------ DATA BLOCK ------

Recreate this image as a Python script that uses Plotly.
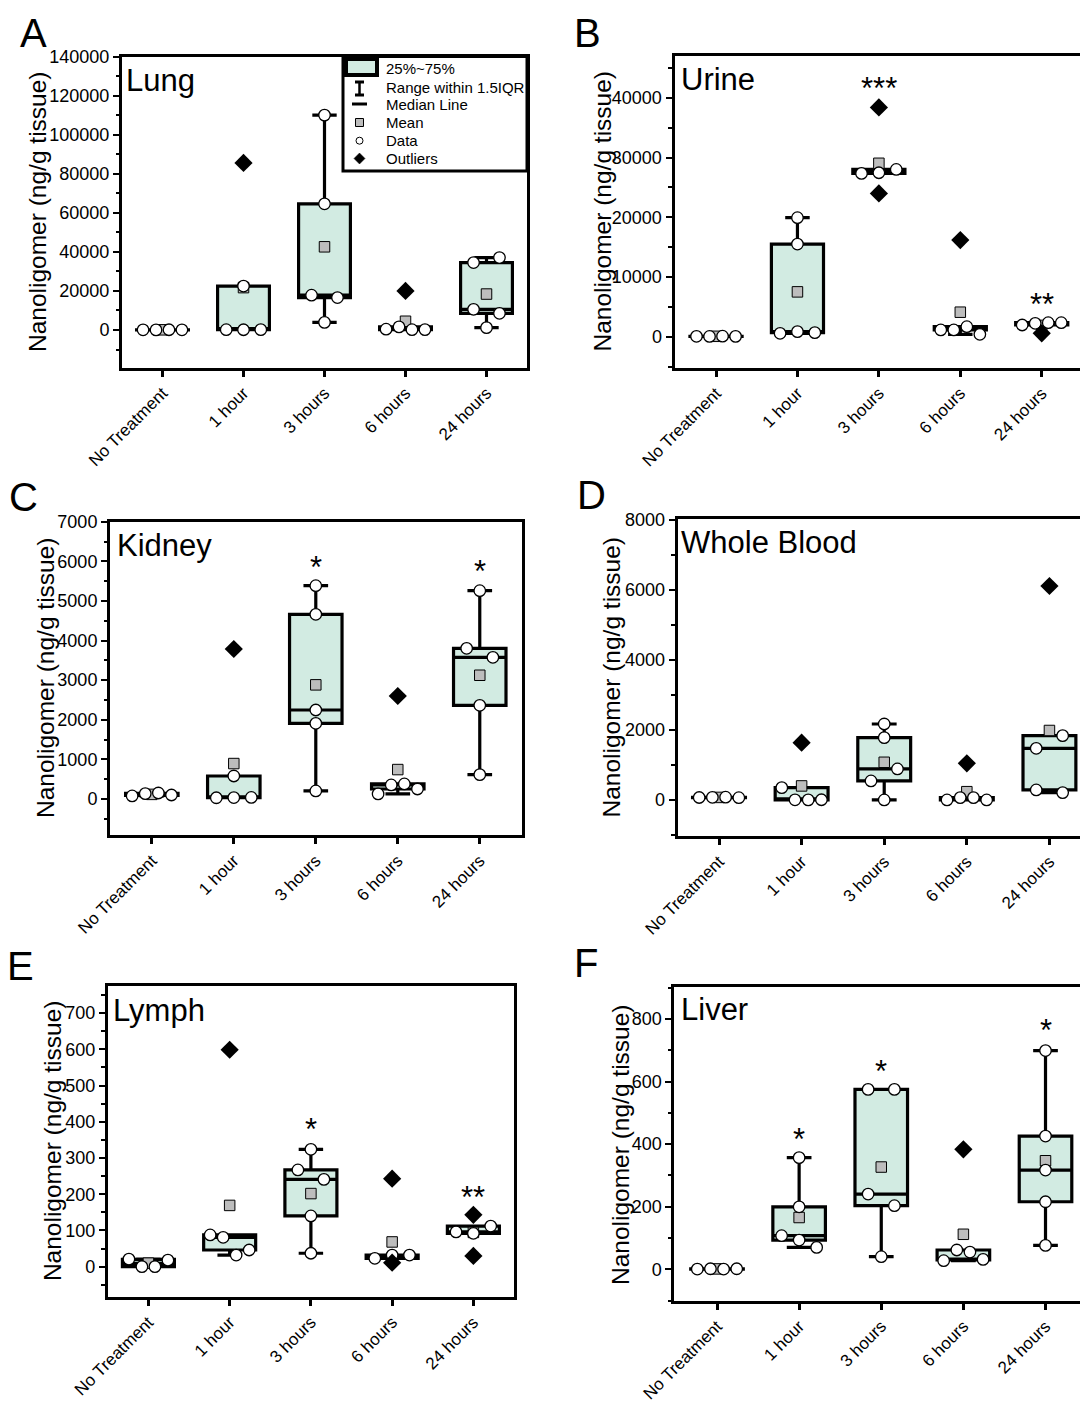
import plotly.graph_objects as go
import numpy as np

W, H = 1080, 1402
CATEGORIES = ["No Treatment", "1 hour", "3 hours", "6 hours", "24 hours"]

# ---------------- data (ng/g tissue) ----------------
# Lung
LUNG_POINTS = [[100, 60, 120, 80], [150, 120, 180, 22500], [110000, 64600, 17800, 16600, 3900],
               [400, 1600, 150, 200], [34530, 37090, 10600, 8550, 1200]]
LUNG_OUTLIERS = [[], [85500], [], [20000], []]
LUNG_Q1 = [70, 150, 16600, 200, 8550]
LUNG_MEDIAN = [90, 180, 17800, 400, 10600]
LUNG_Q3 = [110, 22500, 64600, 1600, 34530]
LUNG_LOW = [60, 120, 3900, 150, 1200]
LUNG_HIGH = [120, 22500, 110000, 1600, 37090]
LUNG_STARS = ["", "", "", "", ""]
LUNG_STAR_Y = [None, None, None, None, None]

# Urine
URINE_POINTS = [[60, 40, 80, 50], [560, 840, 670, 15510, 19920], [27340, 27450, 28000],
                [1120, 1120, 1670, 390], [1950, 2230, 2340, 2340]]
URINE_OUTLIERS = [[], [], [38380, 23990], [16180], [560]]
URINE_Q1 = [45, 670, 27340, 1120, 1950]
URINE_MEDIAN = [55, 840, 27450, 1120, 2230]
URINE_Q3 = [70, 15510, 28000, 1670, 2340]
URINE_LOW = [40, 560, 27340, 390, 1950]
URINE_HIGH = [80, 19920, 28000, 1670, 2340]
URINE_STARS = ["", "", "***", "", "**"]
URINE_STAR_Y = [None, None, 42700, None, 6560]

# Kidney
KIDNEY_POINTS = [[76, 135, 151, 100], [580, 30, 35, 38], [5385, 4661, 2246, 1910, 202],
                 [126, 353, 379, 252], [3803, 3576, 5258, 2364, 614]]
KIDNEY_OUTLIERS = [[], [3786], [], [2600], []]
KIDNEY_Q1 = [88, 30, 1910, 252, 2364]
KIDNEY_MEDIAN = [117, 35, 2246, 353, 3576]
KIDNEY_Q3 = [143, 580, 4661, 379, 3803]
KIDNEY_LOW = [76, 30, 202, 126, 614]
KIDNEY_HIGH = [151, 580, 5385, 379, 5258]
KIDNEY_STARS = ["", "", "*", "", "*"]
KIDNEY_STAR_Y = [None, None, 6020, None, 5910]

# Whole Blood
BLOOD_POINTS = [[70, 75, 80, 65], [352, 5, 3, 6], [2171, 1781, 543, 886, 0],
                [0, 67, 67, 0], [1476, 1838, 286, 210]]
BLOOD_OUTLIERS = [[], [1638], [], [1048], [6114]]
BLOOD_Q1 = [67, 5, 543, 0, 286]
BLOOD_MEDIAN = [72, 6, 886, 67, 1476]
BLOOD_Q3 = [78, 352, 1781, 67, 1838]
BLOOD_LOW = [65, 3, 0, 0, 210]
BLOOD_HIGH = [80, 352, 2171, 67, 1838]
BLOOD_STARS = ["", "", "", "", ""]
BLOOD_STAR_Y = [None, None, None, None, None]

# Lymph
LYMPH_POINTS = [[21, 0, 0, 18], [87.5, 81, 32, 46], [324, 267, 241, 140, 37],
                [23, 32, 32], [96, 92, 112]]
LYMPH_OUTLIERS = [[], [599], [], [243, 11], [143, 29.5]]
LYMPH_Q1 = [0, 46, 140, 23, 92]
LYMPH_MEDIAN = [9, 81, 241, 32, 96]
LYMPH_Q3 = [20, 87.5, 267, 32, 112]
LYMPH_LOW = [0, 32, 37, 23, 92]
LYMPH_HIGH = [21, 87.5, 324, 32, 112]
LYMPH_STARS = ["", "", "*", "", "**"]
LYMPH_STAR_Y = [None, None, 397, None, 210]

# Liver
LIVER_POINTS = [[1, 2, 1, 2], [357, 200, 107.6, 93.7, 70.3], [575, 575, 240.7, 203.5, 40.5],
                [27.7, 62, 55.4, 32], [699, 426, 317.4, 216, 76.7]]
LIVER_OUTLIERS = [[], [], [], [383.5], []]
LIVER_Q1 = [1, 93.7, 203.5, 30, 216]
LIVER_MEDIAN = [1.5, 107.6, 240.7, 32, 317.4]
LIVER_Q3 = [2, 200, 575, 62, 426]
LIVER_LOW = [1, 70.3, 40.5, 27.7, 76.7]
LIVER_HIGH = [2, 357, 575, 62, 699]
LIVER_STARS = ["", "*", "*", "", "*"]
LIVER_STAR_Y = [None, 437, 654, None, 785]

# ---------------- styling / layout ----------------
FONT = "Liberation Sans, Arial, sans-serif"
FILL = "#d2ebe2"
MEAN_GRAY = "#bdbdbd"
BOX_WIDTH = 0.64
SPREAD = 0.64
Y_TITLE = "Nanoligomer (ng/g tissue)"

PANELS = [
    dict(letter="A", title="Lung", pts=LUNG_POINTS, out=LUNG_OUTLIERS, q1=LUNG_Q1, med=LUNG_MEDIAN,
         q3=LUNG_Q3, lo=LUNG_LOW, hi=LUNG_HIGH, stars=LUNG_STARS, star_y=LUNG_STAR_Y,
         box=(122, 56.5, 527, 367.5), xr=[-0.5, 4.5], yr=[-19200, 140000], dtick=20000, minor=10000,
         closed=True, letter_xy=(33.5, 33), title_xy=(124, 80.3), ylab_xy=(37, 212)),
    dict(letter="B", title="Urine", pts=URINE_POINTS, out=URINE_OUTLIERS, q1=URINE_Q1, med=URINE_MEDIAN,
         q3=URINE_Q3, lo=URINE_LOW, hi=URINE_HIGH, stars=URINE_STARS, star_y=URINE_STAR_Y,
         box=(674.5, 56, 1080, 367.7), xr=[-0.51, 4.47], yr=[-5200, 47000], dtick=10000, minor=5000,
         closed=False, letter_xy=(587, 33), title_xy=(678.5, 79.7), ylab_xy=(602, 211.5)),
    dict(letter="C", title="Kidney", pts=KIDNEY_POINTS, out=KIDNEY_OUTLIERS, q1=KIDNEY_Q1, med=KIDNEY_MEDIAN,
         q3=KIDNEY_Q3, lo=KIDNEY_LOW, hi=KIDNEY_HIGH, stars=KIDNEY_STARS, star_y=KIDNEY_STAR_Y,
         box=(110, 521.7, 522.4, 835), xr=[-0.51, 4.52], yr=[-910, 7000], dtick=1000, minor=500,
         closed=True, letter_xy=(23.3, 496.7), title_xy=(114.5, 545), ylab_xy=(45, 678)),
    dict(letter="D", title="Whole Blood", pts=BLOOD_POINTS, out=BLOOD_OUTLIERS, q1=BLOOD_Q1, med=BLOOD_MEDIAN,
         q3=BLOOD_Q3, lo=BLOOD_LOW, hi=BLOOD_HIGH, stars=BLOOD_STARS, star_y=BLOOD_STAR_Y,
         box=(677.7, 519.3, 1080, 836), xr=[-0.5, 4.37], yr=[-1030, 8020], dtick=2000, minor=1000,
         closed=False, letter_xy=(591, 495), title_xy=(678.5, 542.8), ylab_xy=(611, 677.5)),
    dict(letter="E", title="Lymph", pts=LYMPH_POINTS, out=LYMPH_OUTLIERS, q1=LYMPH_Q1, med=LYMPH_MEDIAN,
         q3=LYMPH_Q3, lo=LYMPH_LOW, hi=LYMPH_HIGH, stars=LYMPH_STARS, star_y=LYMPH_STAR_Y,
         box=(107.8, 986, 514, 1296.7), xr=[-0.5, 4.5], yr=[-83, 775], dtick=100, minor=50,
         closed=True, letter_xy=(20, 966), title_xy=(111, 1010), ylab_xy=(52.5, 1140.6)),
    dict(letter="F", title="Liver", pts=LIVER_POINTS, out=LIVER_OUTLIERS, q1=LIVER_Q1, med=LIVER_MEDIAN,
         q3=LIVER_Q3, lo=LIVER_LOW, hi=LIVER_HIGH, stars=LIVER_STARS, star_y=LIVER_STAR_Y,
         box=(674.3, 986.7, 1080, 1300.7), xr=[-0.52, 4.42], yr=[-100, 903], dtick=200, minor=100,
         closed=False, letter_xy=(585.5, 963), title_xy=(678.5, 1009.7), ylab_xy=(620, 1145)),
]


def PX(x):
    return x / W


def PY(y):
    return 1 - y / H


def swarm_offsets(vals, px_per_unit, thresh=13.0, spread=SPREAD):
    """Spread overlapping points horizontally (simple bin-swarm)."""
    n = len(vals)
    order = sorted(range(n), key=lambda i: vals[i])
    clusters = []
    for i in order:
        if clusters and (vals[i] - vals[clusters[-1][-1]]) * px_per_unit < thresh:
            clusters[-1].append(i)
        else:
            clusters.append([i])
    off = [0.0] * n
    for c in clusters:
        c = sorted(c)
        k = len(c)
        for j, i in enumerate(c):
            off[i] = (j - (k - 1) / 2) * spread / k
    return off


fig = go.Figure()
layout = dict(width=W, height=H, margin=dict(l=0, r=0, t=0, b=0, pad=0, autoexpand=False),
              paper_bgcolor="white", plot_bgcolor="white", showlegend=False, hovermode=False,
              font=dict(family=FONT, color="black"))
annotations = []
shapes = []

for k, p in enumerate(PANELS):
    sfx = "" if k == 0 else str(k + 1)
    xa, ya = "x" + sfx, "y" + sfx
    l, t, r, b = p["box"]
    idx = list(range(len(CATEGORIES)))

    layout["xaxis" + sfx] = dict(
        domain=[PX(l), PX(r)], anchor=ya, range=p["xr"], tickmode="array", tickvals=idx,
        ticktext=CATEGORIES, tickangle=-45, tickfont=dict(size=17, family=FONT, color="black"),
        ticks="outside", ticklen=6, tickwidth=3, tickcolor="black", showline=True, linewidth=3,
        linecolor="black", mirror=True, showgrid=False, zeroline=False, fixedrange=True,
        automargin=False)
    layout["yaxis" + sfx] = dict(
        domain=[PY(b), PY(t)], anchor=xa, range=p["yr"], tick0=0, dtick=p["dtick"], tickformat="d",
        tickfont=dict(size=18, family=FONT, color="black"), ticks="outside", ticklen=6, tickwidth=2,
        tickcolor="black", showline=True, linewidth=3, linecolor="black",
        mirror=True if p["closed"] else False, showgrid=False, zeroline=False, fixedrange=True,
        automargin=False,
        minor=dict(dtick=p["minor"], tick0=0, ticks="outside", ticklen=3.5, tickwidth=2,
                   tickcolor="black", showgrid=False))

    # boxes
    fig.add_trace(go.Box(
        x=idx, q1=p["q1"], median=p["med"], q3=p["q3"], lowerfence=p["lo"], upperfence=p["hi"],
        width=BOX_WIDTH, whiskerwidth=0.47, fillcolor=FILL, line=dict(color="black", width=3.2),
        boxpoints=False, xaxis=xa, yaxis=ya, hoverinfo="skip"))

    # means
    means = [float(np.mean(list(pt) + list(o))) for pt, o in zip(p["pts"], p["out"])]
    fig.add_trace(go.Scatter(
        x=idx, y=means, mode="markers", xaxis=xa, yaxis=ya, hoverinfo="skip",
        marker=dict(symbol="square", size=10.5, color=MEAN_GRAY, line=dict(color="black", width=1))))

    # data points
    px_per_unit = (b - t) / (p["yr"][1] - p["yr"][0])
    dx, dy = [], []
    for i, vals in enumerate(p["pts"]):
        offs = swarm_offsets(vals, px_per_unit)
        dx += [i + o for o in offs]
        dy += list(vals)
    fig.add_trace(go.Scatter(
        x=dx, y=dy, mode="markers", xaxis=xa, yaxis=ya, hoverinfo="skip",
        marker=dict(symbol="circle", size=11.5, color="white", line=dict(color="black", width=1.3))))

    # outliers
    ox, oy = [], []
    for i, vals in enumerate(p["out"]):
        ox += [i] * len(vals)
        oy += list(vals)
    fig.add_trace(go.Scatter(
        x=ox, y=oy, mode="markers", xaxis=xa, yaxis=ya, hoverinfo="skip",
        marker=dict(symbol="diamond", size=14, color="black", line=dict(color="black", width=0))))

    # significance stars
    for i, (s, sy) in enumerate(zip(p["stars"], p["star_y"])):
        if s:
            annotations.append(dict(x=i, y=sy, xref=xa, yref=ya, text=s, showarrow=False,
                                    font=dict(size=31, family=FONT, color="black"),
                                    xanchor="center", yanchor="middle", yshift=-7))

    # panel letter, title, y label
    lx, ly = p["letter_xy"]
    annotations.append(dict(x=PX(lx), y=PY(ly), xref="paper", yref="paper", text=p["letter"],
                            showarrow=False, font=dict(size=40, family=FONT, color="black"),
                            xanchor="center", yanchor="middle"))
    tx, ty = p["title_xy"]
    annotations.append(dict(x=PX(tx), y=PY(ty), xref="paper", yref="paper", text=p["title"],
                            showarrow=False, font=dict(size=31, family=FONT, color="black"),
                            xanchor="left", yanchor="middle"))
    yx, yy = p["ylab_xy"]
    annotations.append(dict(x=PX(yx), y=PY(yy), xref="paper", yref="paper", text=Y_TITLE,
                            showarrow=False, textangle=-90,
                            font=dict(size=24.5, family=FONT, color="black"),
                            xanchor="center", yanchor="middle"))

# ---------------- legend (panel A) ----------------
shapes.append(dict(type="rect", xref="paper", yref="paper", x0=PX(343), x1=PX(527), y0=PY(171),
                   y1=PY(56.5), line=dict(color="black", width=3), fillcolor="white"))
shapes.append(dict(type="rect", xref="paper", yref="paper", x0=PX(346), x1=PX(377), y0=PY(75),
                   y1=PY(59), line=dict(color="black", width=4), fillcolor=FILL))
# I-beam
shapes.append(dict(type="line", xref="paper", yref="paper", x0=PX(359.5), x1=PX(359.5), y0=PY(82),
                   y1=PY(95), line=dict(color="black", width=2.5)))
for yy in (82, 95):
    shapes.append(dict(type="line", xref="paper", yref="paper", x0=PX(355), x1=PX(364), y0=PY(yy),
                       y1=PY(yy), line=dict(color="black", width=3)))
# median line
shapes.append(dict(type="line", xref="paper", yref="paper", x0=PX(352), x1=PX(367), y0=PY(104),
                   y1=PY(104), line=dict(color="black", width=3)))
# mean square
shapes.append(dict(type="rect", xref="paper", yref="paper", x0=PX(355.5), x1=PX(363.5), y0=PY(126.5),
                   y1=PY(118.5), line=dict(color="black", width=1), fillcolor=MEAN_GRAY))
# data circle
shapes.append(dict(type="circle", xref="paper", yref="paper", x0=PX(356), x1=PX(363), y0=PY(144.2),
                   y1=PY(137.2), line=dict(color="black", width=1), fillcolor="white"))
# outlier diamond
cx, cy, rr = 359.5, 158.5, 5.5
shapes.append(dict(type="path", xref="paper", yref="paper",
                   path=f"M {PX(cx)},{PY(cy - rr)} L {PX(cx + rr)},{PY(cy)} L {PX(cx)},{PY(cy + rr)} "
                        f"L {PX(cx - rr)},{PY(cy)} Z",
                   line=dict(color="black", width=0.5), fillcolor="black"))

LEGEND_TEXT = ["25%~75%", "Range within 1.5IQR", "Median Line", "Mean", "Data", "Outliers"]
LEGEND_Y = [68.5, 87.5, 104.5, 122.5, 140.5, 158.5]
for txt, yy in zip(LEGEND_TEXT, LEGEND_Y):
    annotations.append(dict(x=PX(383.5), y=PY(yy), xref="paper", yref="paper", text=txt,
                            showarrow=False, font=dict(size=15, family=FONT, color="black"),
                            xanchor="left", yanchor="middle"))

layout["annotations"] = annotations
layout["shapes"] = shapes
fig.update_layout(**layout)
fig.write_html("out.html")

------

Your task is to return the lines above, from the first one up to and including the line containing "BLOOD_STAR_Y = [None, None, None, None, None]", minus any pictures.

Recreate this image as a Python script that uses Plotly.
import plotly.graph_objects as go
import numpy as np

W, H = 1080, 1402
CATEGORIES = ["No Treatment", "1 hour", "3 hours", "6 hours", "24 hours"]

# ---------------- data (ng/g tissue) ----------------
# Lung
LUNG_POINTS = [[100, 60, 120, 80], [150, 120, 180, 22500], [110000, 64600, 17800, 16600, 3900],
               [400, 1600, 150, 200], [34530, 37090, 10600, 8550, 1200]]
LUNG_OUTLIERS = [[], [85500], [], [20000], []]
LUNG_Q1 = [70, 150, 16600, 200, 8550]
LUNG_MEDIAN = [90, 180, 17800, 400, 10600]
LUNG_Q3 = [110, 22500, 64600, 1600, 34530]
LUNG_LOW = [60, 120, 3900, 150, 1200]
LUNG_HIGH = [120, 22500, 110000, 1600, 37090]
LUNG_STARS = ["", "", "", "", ""]
LUNG_STAR_Y = [None, None, None, None, None]

# Urine
URINE_POINTS = [[60, 40, 80, 50], [560, 840, 670, 15510, 19920], [27340, 27450, 28000],
                [1120, 1120, 1670, 390], [1950, 2230, 2340, 2340]]
URINE_OUTLIERS = [[], [], [38380, 23990], [16180], [560]]
URINE_Q1 = [45, 670, 27340, 1120, 1950]
URINE_MEDIAN = [55, 840, 27450, 1120, 2230]
URINE_Q3 = [70, 15510, 28000, 1670, 2340]
URINE_LOW = [40, 560, 27340, 390, 1950]
URINE_HIGH = [80, 19920, 28000, 1670, 2340]
URINE_STARS = ["", "", "***", "", "**"]
URINE_STAR_Y = [None, None, 42700, None, 6560]

# Kidney
KIDNEY_POINTS = [[76, 135, 151, 100], [580, 30, 35, 38], [5385, 4661, 2246, 1910, 202],
                 [126, 353, 379, 252], [3803, 3576, 5258, 2364, 614]]
KIDNEY_OUTLIERS = [[], [3786], [], [2600], []]
KIDNEY_Q1 = [88, 30, 1910, 252, 2364]
KIDNEY_MEDIAN = [117, 35, 2246, 353, 3576]
KIDNEY_Q3 = [143, 580, 4661, 379, 3803]
KIDNEY_LOW = [76, 30, 202, 126, 614]
KIDNEY_HIGH = [151, 580, 5385, 379, 5258]
KIDNEY_STARS = ["", "", "*", "", "*"]
KIDNEY_STAR_Y = [None, None, 6020, None, 5910]

# Whole Blood
BLOOD_POINTS = [[70, 75, 80, 65], [352, 5, 3, 6], [2171, 1781, 543, 886, 0],
                [0, 67, 67, 0], [1476, 1838, 286, 210]]
BLOOD_OUTLIERS = [[], [1638], [], [1048], [6114]]
BLOOD_Q1 = [67, 5, 543, 0, 286]
BLOOD_MEDIAN = [72, 6, 886, 67, 1476]
BLOOD_Q3 = [78, 352, 1781, 67, 1838]
BLOOD_LOW = [65, 3, 0, 0, 210]
BLOOD_HIGH = [80, 352, 2171, 67, 1838]
BLOOD_STARS = ["", "", "", "", ""]
BLOOD_STAR_Y = [None, None, None, None, None]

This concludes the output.